What happened next in the nearby Republic of Kosovo confirmed the policy of preemptive containment of Turkey. Kosovo—to gain leverage over Serbia’s encroachment of Kosovo’s sovereignty in its northern, Serb-majority areas—recently purchased Bayraktar drones from Turkey. This move has given Prime Minister Albin Kurti more room to maneuver in his push to extend government control over the separatist Serb-majority areas in the north of the country, which is supported if not led by neighboring Serbia. However, the newfound confidence and independent action of Kosovo’s government has not sat well with U.S.-EU officials, culminating in the American ambassador to Kosovo publicly threatening Pristina’s status to be relegated to that of Palestine at worst and the Turkish Republic of Northern Cyprus at best, a glaring reference to Kosovo’s Muslim-majority country status and ties to Turkey.

The third Muslim-majority country in the Western Balkans is Albania, whose political leadership has proven its loyalty to the Transatlantic alliance in the Western Balkans so thoroughly that Albania’s (non-Muslim) prime minister, Edi Rama, broke ranks for the first time with Kurti, joining U.S. and EU diplomats in denouncing Kurti’s attempts to take control of the secessionist northern Kosovo region.

The United States and EU are working to prevent Turkish foreign policy influence in Muslim-majority states surrounded by the EU’s member state borders. Brazen minority rule and apartheid principles established in Bosnia and threats of “Palestinization” to Kosovo show, if not a determination to act decisively to prevent an adversarial Turkey from involving itself with states that are positioned deep within the European continent and the Western world in general. Simply put, Turkey has been beaten to the punch.
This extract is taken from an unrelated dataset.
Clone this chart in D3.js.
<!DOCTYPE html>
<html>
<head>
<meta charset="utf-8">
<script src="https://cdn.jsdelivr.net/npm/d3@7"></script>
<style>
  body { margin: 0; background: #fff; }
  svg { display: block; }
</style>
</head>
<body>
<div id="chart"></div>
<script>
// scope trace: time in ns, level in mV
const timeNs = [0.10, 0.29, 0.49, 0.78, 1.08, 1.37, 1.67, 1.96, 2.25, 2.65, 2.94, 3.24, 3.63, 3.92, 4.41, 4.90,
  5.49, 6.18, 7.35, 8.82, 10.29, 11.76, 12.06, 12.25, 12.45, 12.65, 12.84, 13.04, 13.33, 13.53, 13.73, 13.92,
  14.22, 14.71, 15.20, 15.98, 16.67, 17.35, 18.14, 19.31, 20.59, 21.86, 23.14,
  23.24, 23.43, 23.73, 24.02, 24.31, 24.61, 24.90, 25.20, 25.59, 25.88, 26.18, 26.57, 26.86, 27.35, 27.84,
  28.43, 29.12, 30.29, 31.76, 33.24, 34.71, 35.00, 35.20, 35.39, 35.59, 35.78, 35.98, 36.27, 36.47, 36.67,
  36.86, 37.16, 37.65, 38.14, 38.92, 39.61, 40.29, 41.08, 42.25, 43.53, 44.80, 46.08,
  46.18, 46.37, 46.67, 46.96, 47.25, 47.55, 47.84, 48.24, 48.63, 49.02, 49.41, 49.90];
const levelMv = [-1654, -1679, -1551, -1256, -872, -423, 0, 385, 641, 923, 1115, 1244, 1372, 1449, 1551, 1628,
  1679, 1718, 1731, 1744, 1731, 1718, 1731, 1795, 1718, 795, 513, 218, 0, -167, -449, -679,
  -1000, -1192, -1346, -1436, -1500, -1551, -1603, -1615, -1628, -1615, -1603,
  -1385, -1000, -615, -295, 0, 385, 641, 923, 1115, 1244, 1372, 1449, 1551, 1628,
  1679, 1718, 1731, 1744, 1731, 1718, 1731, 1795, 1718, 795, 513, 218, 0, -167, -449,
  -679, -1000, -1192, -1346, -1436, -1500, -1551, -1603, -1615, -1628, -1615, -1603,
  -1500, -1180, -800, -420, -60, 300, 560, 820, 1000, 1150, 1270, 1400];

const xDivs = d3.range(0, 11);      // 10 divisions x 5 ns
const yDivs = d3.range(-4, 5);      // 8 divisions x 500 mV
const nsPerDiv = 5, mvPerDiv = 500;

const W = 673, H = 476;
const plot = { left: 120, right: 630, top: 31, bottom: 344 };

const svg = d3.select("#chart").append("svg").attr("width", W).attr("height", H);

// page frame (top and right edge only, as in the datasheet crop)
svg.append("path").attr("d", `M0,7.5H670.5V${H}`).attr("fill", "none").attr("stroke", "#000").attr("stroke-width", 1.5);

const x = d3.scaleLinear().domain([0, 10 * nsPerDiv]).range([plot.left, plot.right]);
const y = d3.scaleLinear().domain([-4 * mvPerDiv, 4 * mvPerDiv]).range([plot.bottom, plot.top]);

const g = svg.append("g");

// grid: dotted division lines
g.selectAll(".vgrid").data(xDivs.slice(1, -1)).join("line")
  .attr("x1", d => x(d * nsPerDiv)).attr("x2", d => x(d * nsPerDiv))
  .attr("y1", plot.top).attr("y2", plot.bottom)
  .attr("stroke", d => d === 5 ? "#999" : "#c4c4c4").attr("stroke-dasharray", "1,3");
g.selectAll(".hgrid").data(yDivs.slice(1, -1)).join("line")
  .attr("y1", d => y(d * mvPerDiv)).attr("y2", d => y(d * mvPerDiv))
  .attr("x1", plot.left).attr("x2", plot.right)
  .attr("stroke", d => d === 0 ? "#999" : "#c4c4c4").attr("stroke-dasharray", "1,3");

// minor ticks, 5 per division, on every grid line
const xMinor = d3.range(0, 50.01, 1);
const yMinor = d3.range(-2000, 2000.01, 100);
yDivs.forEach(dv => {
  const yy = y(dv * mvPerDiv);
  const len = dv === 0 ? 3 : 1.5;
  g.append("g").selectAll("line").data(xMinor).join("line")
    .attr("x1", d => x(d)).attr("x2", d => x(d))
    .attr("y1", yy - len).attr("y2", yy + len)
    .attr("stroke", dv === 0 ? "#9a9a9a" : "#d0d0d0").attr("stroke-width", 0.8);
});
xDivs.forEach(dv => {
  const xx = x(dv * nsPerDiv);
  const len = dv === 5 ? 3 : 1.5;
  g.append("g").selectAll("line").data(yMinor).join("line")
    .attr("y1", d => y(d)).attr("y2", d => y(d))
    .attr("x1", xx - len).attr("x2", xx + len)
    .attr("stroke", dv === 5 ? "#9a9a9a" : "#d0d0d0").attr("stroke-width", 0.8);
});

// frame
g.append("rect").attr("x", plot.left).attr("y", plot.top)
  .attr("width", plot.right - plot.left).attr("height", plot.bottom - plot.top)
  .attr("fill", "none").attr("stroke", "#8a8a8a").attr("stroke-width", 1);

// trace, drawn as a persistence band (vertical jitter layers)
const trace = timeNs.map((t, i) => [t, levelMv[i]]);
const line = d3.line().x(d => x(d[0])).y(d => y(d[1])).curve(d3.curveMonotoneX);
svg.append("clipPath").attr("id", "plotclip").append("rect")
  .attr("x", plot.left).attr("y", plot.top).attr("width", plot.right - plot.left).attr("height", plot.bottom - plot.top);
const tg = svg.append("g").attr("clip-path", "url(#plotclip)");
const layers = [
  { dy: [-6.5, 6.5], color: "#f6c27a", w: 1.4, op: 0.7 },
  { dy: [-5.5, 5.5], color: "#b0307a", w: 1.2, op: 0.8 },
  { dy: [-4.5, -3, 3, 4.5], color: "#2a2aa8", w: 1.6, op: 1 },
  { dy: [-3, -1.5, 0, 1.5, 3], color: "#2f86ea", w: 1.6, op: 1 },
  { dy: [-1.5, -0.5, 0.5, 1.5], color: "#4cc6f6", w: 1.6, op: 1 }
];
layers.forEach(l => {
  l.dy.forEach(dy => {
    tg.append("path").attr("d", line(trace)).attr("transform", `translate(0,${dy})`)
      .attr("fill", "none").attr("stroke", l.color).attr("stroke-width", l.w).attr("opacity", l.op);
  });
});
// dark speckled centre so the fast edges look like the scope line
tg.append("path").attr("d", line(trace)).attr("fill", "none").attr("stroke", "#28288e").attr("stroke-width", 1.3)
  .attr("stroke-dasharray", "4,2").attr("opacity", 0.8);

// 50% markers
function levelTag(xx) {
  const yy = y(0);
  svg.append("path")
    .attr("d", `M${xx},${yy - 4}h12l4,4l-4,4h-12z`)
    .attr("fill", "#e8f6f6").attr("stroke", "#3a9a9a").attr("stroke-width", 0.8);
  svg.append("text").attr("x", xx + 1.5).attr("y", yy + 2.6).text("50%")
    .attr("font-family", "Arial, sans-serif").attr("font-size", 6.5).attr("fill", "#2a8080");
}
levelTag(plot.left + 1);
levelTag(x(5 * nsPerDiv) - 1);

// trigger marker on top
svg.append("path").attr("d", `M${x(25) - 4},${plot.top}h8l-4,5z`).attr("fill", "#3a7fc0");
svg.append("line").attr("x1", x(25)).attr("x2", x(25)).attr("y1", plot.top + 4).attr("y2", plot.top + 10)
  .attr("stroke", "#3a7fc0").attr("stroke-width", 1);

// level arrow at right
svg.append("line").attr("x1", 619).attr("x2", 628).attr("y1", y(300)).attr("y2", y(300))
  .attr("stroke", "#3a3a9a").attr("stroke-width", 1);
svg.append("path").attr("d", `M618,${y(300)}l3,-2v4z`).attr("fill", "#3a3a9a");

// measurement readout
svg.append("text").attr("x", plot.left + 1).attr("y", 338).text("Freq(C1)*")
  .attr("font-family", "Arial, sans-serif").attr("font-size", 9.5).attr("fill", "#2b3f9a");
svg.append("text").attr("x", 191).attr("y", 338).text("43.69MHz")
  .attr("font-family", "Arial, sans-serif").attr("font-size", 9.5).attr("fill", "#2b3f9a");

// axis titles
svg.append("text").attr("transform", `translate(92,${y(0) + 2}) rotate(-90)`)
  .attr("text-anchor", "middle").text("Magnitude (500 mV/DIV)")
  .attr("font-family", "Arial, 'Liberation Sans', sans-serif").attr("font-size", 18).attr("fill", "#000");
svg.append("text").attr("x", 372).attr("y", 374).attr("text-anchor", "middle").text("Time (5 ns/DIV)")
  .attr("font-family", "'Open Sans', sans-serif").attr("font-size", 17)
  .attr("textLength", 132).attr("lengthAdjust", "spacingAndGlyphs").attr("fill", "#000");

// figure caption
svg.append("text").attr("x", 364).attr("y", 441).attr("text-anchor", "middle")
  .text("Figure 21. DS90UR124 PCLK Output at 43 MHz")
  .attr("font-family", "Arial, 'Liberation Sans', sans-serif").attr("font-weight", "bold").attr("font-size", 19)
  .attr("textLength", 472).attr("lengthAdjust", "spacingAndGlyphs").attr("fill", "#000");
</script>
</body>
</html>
One possible limitation is geography. Turkey does not have the option of direct contact with either Bosnia or Kosovo, as both states lack coastal access. It should be noted that in Bosnia’s case, a small strip of sovereign coastline does indeed exist; however, the state does not fully control the tiny strip, as evidenced in 2014 when a Turkish naval vessel was denied access by the Croat minority, which de facto controls the country’s only strip of coastline. The Turkish navy made no further attempts to dock. On the other hand, Kosovo could compensate for its lack of coastline via Albania, which, at least for now, is firmly in the U.S.-EU camp.

Turkey’s reaction, if any, remains to be seen. One possible option is for Ankara to financially and politically support parties in Bosnia that compete for the support of the Muslim majority, including any other allies that the latest U.S.-EU policies in Bosnia have disenfranchised. In Kosovo, Turkey can stand behind Kurti by securing more advanced weaponry to leverage his position by giving Kosovo self-reliance for its territorial defense, a burden carried by Western governments via the Kosovo Force mission. Kurti, in turn, would have a lot more room to maneuver if the country’s defense did not depend on an American or European commitment. In Albania, Turkey could also throw resources behind the opposition Rama to bring Albania’s and Kosovo’s security policies closer together in the spirit of Albanian cooperation. In all cases, Turkey can use national and religious grievances to gain more influence.

Perhaps more strategically, Turkey can also foster alliances with non-Muslim-majority states such as North Macedonia and Montenegro, which fell victim to the latest round of U.S.-EU policies that seek a regional détente with adversarial Russia and find themselves without a backer. Turkey, in this regard, has options. However, Turkey must decide if it wants to enter the Balkan fray at all. The U.S.-EU alliance has made it an uphill battle from the start. Now, the ball is clearly in Turkey’s court, and Erdoğan must decide on the play.